PROMPT →
Quote each line of the material verbatim, without the pictures.

** start of DATA LINES **

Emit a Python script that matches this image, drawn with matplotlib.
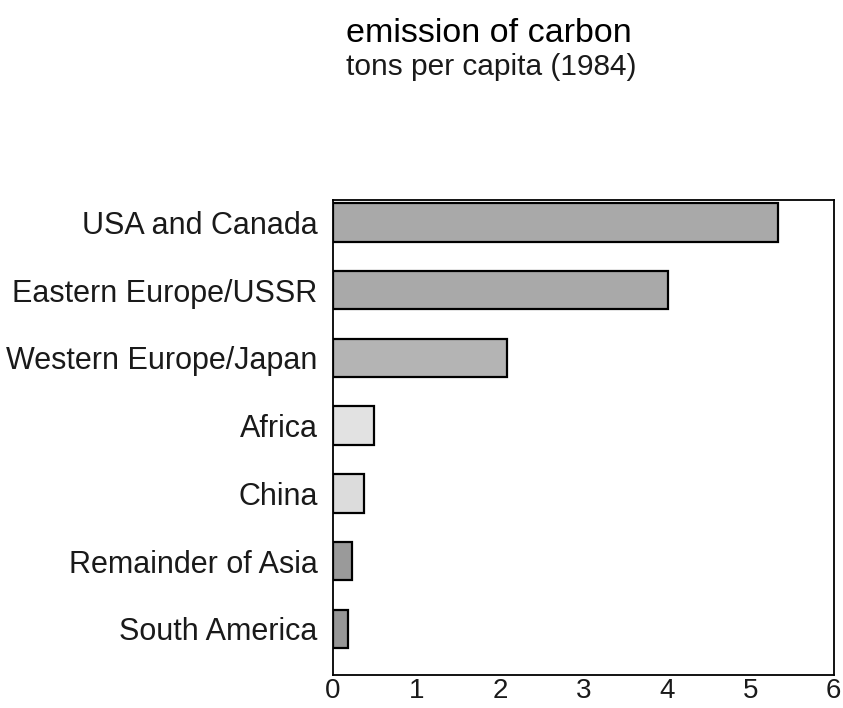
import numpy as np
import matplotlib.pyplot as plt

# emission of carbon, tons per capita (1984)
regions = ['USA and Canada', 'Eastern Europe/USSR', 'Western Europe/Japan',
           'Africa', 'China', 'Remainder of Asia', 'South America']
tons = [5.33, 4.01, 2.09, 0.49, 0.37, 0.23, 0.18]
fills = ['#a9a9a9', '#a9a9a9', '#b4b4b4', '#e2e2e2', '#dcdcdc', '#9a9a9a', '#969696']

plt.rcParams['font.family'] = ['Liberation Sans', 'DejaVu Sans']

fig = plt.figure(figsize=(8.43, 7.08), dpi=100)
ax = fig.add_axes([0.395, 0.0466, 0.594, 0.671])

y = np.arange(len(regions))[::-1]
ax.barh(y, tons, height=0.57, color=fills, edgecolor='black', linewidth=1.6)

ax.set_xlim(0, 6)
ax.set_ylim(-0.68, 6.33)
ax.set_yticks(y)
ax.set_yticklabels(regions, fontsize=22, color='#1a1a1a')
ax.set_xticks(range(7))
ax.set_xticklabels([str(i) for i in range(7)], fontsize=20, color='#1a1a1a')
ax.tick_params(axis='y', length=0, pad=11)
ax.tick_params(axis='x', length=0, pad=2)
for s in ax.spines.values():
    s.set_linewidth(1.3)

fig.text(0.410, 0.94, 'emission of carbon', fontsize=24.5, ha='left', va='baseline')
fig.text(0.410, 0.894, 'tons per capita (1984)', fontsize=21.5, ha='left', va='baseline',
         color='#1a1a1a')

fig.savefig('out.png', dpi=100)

** end of DATA LINES **

THE RESPONSE →
Emit a Python script that matches this image, drawn with matplotlib.
import numpy as np
import matplotlib.pyplot as plt

# emission of carbon, tons per capita (1984)
regions = ['USA and Canada', 'Eastern Europe/USSR', 'Western Europe/Japan',
           'Africa', 'China', 'Remainder of Asia', 'South America']
tons = [5.33, 4.01, 2.09, 0.49, 0.37, 0.23, 0.18]
fills = ['#a9a9a9', '#a9a9a9', '#b4b4b4', '#e2e2e2', '#dcdcdc', '#9a9a9a', '#969696']

plt.rcParams['font.family'] = ['Liberation Sans', 'DejaVu Sans']

fig = plt.figure(figsize=(8.43, 7.08), dpi=100)
ax = fig.add_axes([0.395, 0.0466, 0.594, 0.671])

y = np.arange(len(regions))[::-1]
ax.barh(y, tons, height=0.57, color=fills, edgecolor='black', linewidth=1.6)

ax.set_xlim(0, 6)
ax.set_ylim(-0.68, 6.33)
ax.set_yticks(y)
ax.set_yticklabels(regions, fontsize=22, color='#1a1a1a')
ax.set_xticks(range(7))
ax.set_xticklabels([str(i) for i in range(7)], fontsize=20, color='#1a1a1a')
ax.tick_params(axis='y', length=0, pad=11)
ax.tick_params(axis='x', length=0, pad=2)
for s in ax.spines.values():
    s.set_linewidth(1.3)

fig.text(0.410, 0.94, 'emission of carbon', fontsize=24.5, ha='left', va='baseline')
fig.text(0.410, 0.894, 'tons per capita (1984)', fontsize=21.5, ha='left', va='baseline',
         color='#1a1a1a')

fig.savefig('out.png', dpi=100)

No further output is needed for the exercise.